Did Lacey do anything that was actually different from just walking? Did she truly believe that she had done something to feel ecstatic about? Was I just being judgemental? If she did indeed believe she had done something special, how did she convince herself? Was she a tiny delusional 8 year old? Were my teachers crazy to not see through it?
Springtime. Spring cleaning time. Everyone had to empty out their desk drawers, those recesses of dried apple cores, wads of Saran Wrap, pencil shavings, and crumpled papers.
I dug up my scraps of half finished drawings – owls whose beaks weren’t sharp enough, buildings whose perspectives weren’t just right, and the Sugar Plum Fairy. I looked at her for some moments. Her leg wasn’t quite straight or elegant enough, she looked like she would topple over mid-turn. I didn’t get her face quite right. Her tutu was too frizzy. And I could still see the sketch lines I had tried to erase when I was setting her up.
Not good enough, I decided, and in the spirit of Spring Cleaning, I added her to the pile. Thank God I hadn’t put my name on it. No one would know who made this below-standard thing. Thank God for Spring Cleaning.
The day after. We are on a scavenger hunt around the classroom. I didn’t really get the concept – walk around and look for things, and write it down on a sheet of paper? What was the point? As with many scholastic things, I figured it was this white people thing that didn’t have to make sense to me, like bingo, mini-golf, and macaroni necklaces. I just followed the other kids from station to station, reading my book and writing things down occasionally.
We came to a station beside the art wall, where select work was featured every month. Not paying attention to what we were supposed to be scavenging, my eyes wandered to the board. With a jolt, I recognized the tottering leg of the Sugar Plum Fairy on the board. I was shocked, and then elated. One of the teachers must have picked it up out of the pile of discarded papers and decided it was good enough to feature. My heart jumped, and I wondered which magnanimous teacher had done it. My eyes flickered around the brown craft paper. But something was different. The paper was signed messily in abominable coloured marker, completely clashing with and overshadowing the coloured pencil.
“Lacey”
My little brain reeled. What? Did she also draw the exact same picture as I did all those months ago? Including all the erased lines, and the too frizzy tutu? No, it was impossible.
I looked closer, my eyes running over all the lines so familiar to me. It was my Sugar Plum Fairy.

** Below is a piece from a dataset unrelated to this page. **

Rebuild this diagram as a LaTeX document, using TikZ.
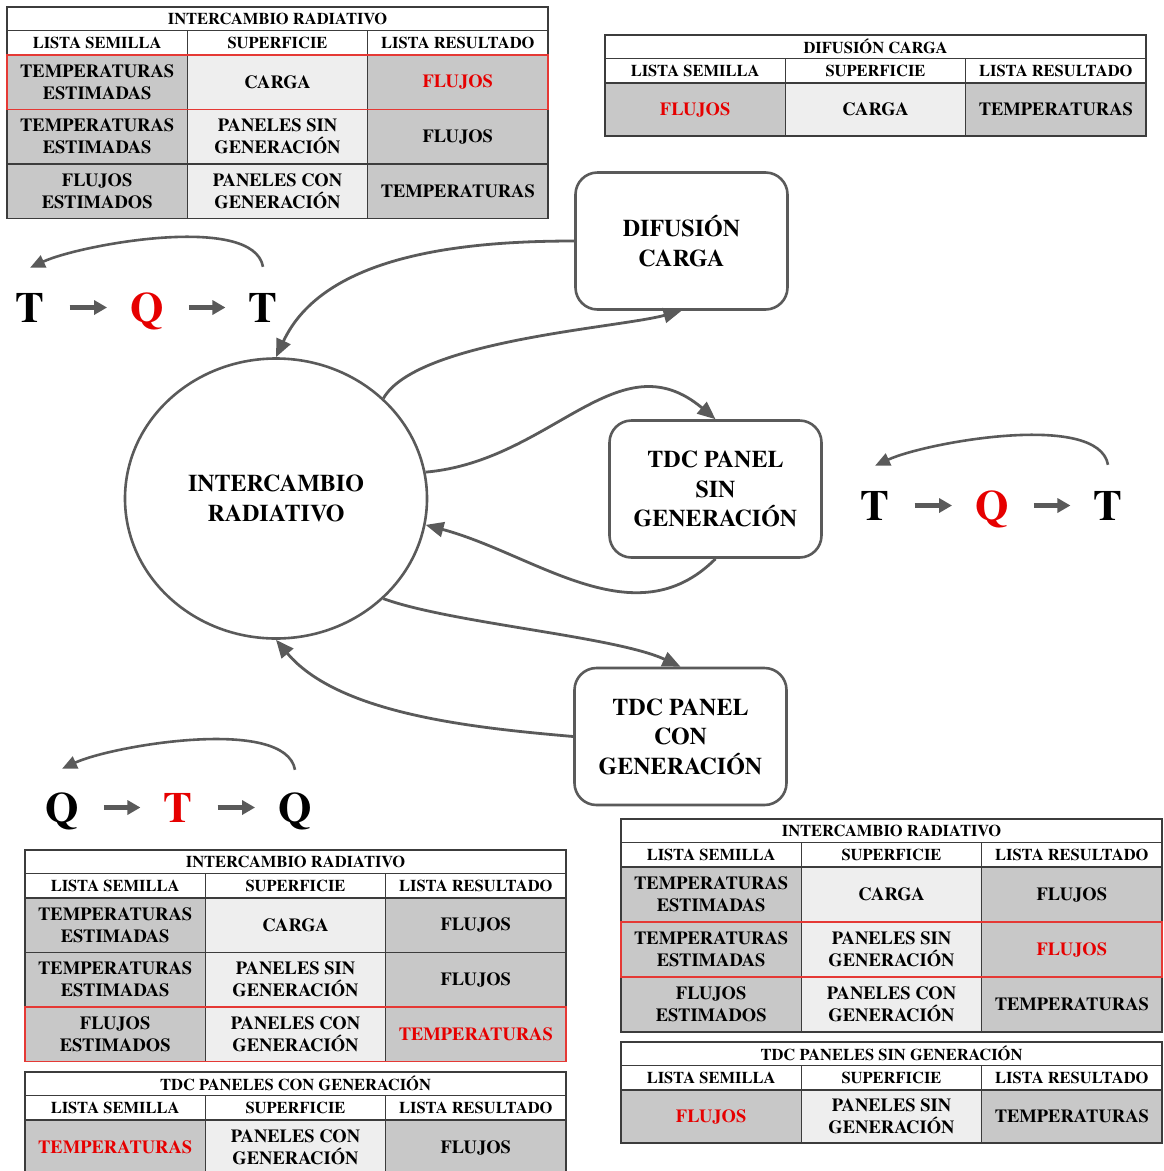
\documentclass[tikz,border=0pt]{standalone}
\usepackage{fontspec}
\IfFontExistsTF{texgyretermes-bold.otf}{%
  \setmainfont{texgyretermes}[Extension=.otf, UprightFont=*-regular, BoldFont=*-bold,
    ItalicFont=*-italic, BoldItalicFont=*-bolditalic]}{%
  \setmainfont{Liberation Serif}}
\usepackage{tikz}
\usetikzlibrary{shapes.geometric, positioning, arrows.meta}

\definecolor{grisflecha}{HTML}{5A5A5A}
\definecolor{borde}{HTML}{3C3C3C}
\definecolor{celdagris}{HTML}{C8C8C8}
\definecolor{celdaclara}{HTML}{EEEEEE}
\definecolor{rojo}{HTML}{E60000}
\definecolor{rojomarco}{HTML}{E53935}

\newcommand{\enrojo}[1]{\textcolor{rojo}{#1}}

% title row of a table
\newcommand{\tablatitulo}[4]{\node[titulo] (#1) at (#2,#3) {#4};}
% column heads
\newcommand{\tablacabecera}[3]{%
  \node[cabecera] (#1-a) at (#2,#3) {LISTA SEMILLA};
  \node[cabecera, right=0pt of #1-a] (#1-b) {SUPERFICIE};
  \node[cabecera, right=0pt of #1-b] (#1-c) {LISTA RESULTADO};}
% one data row: name, x, y, height, semilla, superficie, resultado
\newcommand{\tablafila}[7]{%
  \node[celda, fill=celdagris, minimum height=#4] (#1-a) at (#2,#3) {#5};
  \node[celda, fill=celdaclara, minimum height=#4, right=0pt of #1-a] (#1-b) {#6};
  \node[celda, fill=celdagris, minimum height=#4, right=0pt of #1-b] (#1-c) {#7};}

\begin{document}
\begin{tikzpicture}[
    %	style def
    x=1pt, y=1pt,
    titulo/.style={draw=borde, line width=1.4pt, fill=white, anchor=north west,
        outer sep=0pt, inner sep=0pt, minimum width=541pt, minimum height=23.5pt,
        font=\fontsize{16.5}{18}\selectfont\bfseries},
    cabecera/.style={titulo, minimum width=180.33pt, minimum height=24.5pt},
    celda/.style={draw=borde, line width=1.4pt, anchor=north west, outer sep=0pt,
        inner sep=0pt, minimum width=180.33pt, align=center,
        font=\fontsize{18.5}{22}\selectfont\bfseries},
    marco/.style={draw=rojomarco, line width=1.6pt},
    proceso/.style={draw=grisflecha, line width=2.6pt, rounded corners=22pt, fill=white,
        minimum width=212pt, minimum height=137pt, align=center, inner sep=0pt,
        font=\fontsize{24}{29.5}\selectfont\bfseries},
    radiativo/.style={ellipse, draw=grisflecha, line width=2.6pt, fill=white,
        minimum width=302pt, minimum height=280pt, align=center, inner sep=0pt,
        font=\fontsize{24}{29.5}\selectfont\bfseries},
    flujo/.style={draw=grisflecha, line width=2.8pt, -{Triangle[length=18pt, width=15pt]}},
    letra/.style={inner sep=0pt, text height=29pt, text depth=0pt, anchor=base,
        font=\fontsize{43}{43}\selectfont\bfseries},
    flechita/.style={draw=grisflecha, line width=4.5pt, -{Triangle[length=13pt, width=14pt]},
        shorten <=25pt, shorten >=23pt},
    arco/.style={draw=grisflecha, line width=2.6pt, -{Triangle[length=15pt, width=13pt]}}
    ]
    \path[use as bounding box, fill=white] (0,0) rectangle (1163,-1171);

    % table intercambio radiativo (top left)
    \tablatitulo{ir1}{7}{-7}{INTERCAMBIO RADIATIVO}
    \tablacabecera{ir1h}{7}{-30.5}
    \tablafila{ir1f1}{7}{-55}{54.5pt}{TEMPERATURAS\\ESTIMADAS}{CARGA}{\enrojo{FLUJOS}}
    \tablafila{ir1f2}{7}{-109.5}{54.5pt}{TEMPERATURAS\\ESTIMADAS}{PANELES SIN\\GENERACIÓN}{FLUJOS}
    \tablafila{ir1f3}{7}{-164}{54.5pt}{FLUJOS\\ESTIMADOS}{PANELES CON\\GENERACIÓN}{TEMPERATURAS}
    \draw[marco] (ir1f1-a.north west) rectangle (ir1f1-c.south east);

    % table difusion carga (top right)
    \tablatitulo{dc}{605}{-35}{DIFUSIÓN CARGA}
    \tablacabecera{dch}{605}{-58.5}
    \tablafila{dcf1}{605}{-83}{53pt}{\enrojo{FLUJOS}}{CARGA}{TEMPERATURAS}

    % table intercambio radiativo (bottom left)
    \tablatitulo{ir2}{25}{-850}{INTERCAMBIO RADIATIVO}
    \tablacabecera{ir2h}{25}{-873.5}
    \tablafila{ir2f1}{25}{-898}{54.5pt}{TEMPERATURAS\\ESTIMADAS}{CARGA}{FLUJOS}
    \tablafila{ir2f2}{25}{-952.5}{54.5pt}{TEMPERATURAS\\ESTIMADAS}{PANELES SIN\\GENERACIÓN}{FLUJOS}
    \tablafila{ir2f3}{25}{-1007}{54.5pt}{FLUJOS\\ESTIMADOS}{PANELES CON\\GENERACIÓN}{\enrojo{TEMPERATURAS}}
    \draw[marco] (ir2f3-a.north west) rectangle (ir2f3-c.south east);

    % table tdc paneles con generacion
    \tablatitulo{pc}{25}{-1072}{TDC PANELES CON GENERACIÓN}
    \tablacabecera{pch}{25}{-1095.5}
    \tablafila{pcf1}{25}{-1120}{55pt}{\enrojo{TEMPERATURAS}}{PANELES CON\\GENERACIÓN}{FLUJOS}

    % table intercambio radiativo (bottom right)
    \tablatitulo{ir3}{621}{-819}{INTERCAMBIO RADIATIVO}
    \tablacabecera{ir3h}{621}{-842.5}
    \tablafila{ir3f1}{621}{-867}{55pt}{TEMPERATURAS\\ESTIMADAS}{CARGA}{FLUJOS}
    \tablafila{ir3f2}{621}{-922}{55pt}{TEMPERATURAS\\ESTIMADAS}{PANELES SIN\\GENERACIÓN}{\enrojo{FLUJOS}}
    \tablafila{ir3f3}{621}{-977}{55pt}{FLUJOS\\ESTIMADOS}{PANELES CON\\GENERACIÓN}{TEMPERATURAS}
    \draw[marco] (ir3f2-a.north west) rectangle (ir3f2-c.south east);

    % table tdc paneles sin generacion
    \tablatitulo{ps}{621}{-1042}{TDC PANELES SIN GENERACIÓN}
    \tablacabecera{psh}{621}{-1065.5}
    \tablafila{psf1}{621}{-1090}{53pt}{\enrojo{FLUJOS}}{PANELES SIN\\GENERACIÓN}{TEMPERATURAS}

    % processes
    \node[radiativo] (rad) at (276,-498.5) {INTERCAMBIO\\RADIATIVO};
    \node[proceso] (dif) at (681.5,-241) {DIFUSIÓN\\CARGA};
    \node[proceso] (sin) at (715.5,-489) {TDC PANEL\\SIN\\GENERACIÓN};
    \node[proceso] (con) at (680.5,-736.5) {TDC PANEL\\CON\\GENERACIÓN};

    % connections
    \draw[flujo] (dif.west) to[out=180, in=65, looseness=0.9] (rad.north);
    \draw[flujo] (rad.43) to[out=60, in=195, looseness=0.55] (dif.south);
    \draw[flujo] (rad.10) to[out=5, in=140, looseness=1.1] (sin.north);
    \draw[flujo] (sin.south) to[out=-135, in=-15] (rad.-10);
    \draw[flujo] (rad.-43) to[out=-20, in=155, looseness=0.6] (con.north);
    \draw[flujo] (con.west) to[out=175, in=-50, looseness=0.8] (rad.south);

    % T -> Q -> T (top left)
    \node[letra] (t1) at (30,-322) {T};
    \node[letra] (q1) at (147,-322) {\enrojo{Q}};
    \node[letra] (t2) at (263,-322) {T};
    \draw[flechita] (t1) -- (q1);
    \draw[flechita] (q1) -- (t2);
    \draw[arco] ([yshift=26pt]t2.north) to[out=100, in=25, looseness=0.6] ([yshift=25pt]t1.north);

    % T -> Q -> T (right)
    \node[letra] (t3) at (875,-520) {T};
    \node[letra] (q2) at (992,-520) {\enrojo{Q}};
    \node[letra] (t4) at (1108,-520) {T};
    \draw[flechita] (t3) -- (q2);
    \draw[flechita] (q2) -- (t4);
    \draw[arco] ([yshift=26pt]t4.north) to[out=100, in=25, looseness=0.6] ([yshift=25pt]t3.north);

    % Q -> T -> Q (bottom left)
    \node[letra] (q3) at (62,-822) {Q};
    \node[letra] (t5) at (178,-822) {\enrojo{T}};
    \node[letra] (q4) at (295,-822) {Q};
    \draw[flechita] (q3) -- (t5);
    \draw[flechita] (t5) -- (q4);
    \draw[arco] ([yshift=23pt]q4.north) to[out=100, in=25, looseness=0.6] ([yshift=24pt]q3.north);
\end{tikzpicture}
\end{document}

Then, I got hot and angry. My heart raced, and I wanted to scream. How could this be possible? That not only was my art actually good enough for the art board, but that Lacey had fished it out of the discarded pile, to claim not just for herself, but to declare to the world that it was her creation?
What kind of 8 year old was this?
My mind raced again. Now it turned to asking which of the teachers could possibly have believed this was Lacey’s work. This girl was charming and dramatic, but could barely write her name on a straight line. Just looking at the mismatch between the meticulous lines in coloured pencil, and the name scrawled in messy marker would have made it obvious the work didn’t come from the same person. She hadn’t even tried to make it look like it could have been plausibly her work.
I didn’t know what to do. Who could I approach about this? I didn’t know which teacher to ask “Did you put this girl’s work up? That’s actually MY work, that I thought was fit for the recycling bin, so I didn’t bother to put my name on it. And this girl took it and the credit for it. Now I want you to take it down, or put my name on it. Do you believe me?”
I thought about Lacey’s easy collapse into tears. I thought about how easily the teachers caved to her whimpers. I thought about how her talentless gymnastics routine had made her the star of the gym class. And I decided that this was a battle I would lose.
While the rest of the class shuffled along to the next scavenger hunt item, I trailed behind, fuming, book clutched to my chest. I resolved that every single thing I produced from now would be signed and kept away in a folder, and never disposed of in a place where anyone else could see.
But a question lingered in my mind. Beyond the Sugar Plum Fairy, a mere hour of work lost, what was my understanding of what was ‘good enough’? What I had considered garbage-worthy was actually seen as valuable enough to be stolen, and then displayed. What did that mean for how I was evaluating myself?
What else of myself had I unduly thrown out? What else of my work had I grossly undervalued? And how could I relearn how to align myself more closely to what was considered valuable in the world?
My upbringing had taught me to consider anything less than perfect to be worthless. I had learned to only submit things that were flawless, and if they were not so, to keep making version after version after version until it was. My culture had taught me that to put my name on anything with mistakes on it was an insult to my teacher and to my parents.
It was a hobbling script to live. As a result, in my childhood, I didn’t take risks. I didn’t know what it meant to be creative. I always coloured inside the lines. I followed instructions to the finest detail. I never gave myself license to do things differently. I didn’t feel free to think for myself, or to disagree with the prevailing powers.
What message did dramatic little Lacey have for me, in this system that contained us both, but favoured people like her? How was I to think about what was value to the world? How was I to present my work to the world in a way that was as successful as how Lacey presented things that she didn’t even create?
What are the Lacey situations in our lives today, that may be terribly aggravating, but are in their own way helping us to recognize that what we do is actually valued? It is a question I am still living into an answer.